Most federal agencies accept that recently implemented systems are a fait accompli and move on from there. This point of view is contrary to the investment management philosophy of managing the entire IT portfolio. The primary tool to assess a project in best practice organizations is the post-implementation review. Questions to ask include:
The post-implementation review should inform senior management's decision whether to continue, modify, or cancel operational systems.
Using the results of the post implementation review as a baseline, decide whether to continue without adjustment, to modify the system to improve performance or, if necessary, to consider alternatives to the implemented system.
Even with the best system development process, it is quite possible that a new system will have problems or even major flaws that must be taken care of in order for the agency to get the full benefit of its investment. The post implementation review should provide executive management withuseful information on how best to modify a system, or to work around the flaws in a system, in order to improve performance and to bring the system further in alignment with the needs of its customers.
Using the collective results of post implementation reviews across completed systems, modify the organization's existing investment selection and control processes based on lessons learned.
The information from post implementation reviews helps senior management develop better decision criteria during the Selection process and improve the evaluation of ongoing projects during the Control process.
A mature investment process will help ensure that taxpayer dollars spent on information technology will be used to effectively support the agency's mission objectives. Dwindling resources and higher public demand for service means that a project must be worth doing from a mission perspective, it must be possible to accomplish it at reasonable time and cost, and it must support the strategic direction of the agency.
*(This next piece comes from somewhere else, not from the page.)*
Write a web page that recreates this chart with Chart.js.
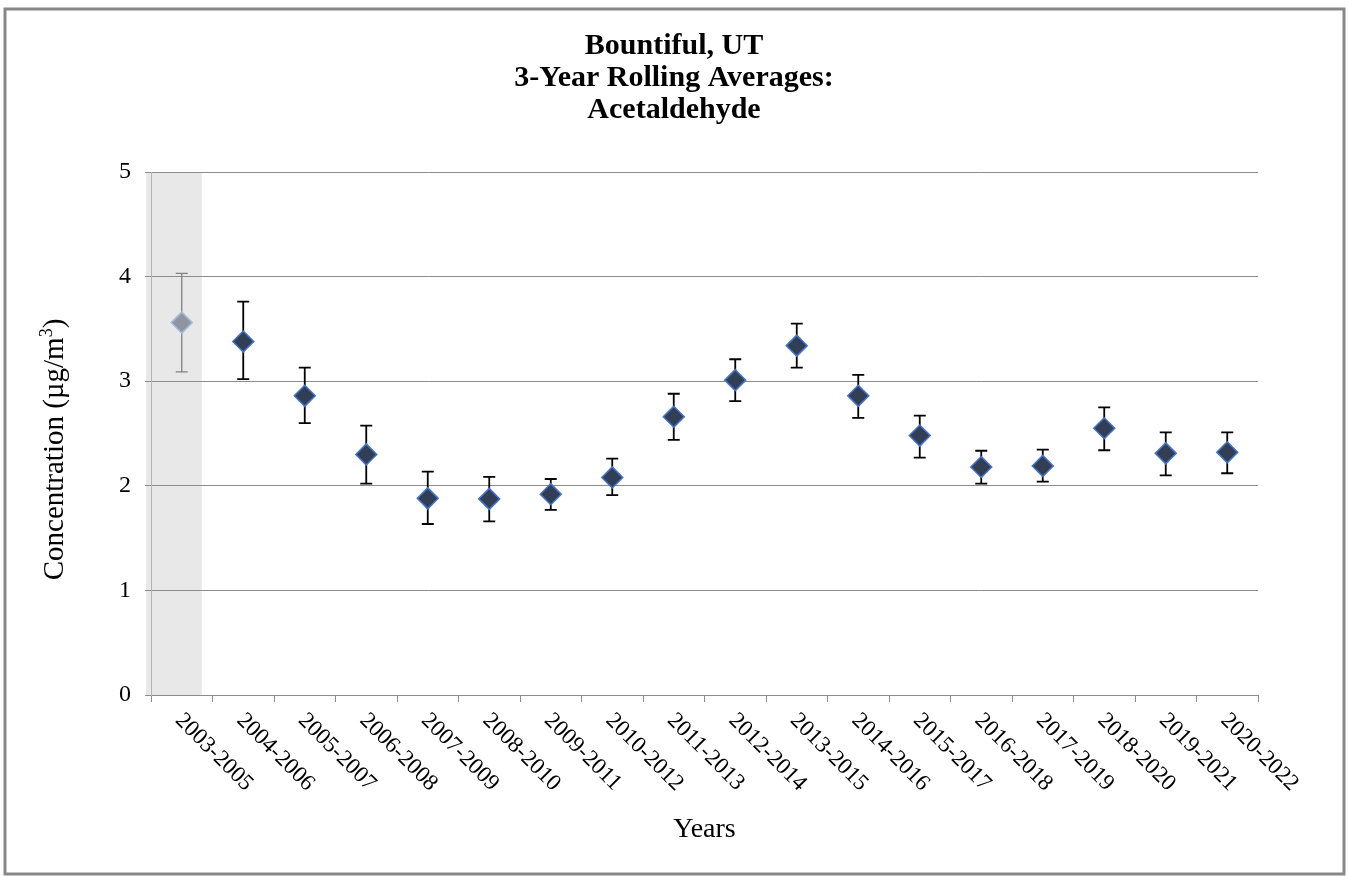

A mature investment process requires discipline, executive management involvement, accountability, and focus on risks and returns using quantifiable measures. Senior program managers, those with the programmatic responsibility in key business areas, should be involved directly in prioritizing and selecting the IT projects their organization will pursue. Their decisions should be well-informed, based on analytical rigor and robust measures. Furthermore, a mature investment process is a year-round activity, not just a process to be done near budget time. Senior program managers should be involved in devising and enforcing solutions to the problems that inevitably arise. Finally, the mature investment process is a learning process. The real-world results of IT projects and mission programs should be continuously fed back to senior managers as they make decisions on new projects and operational systems.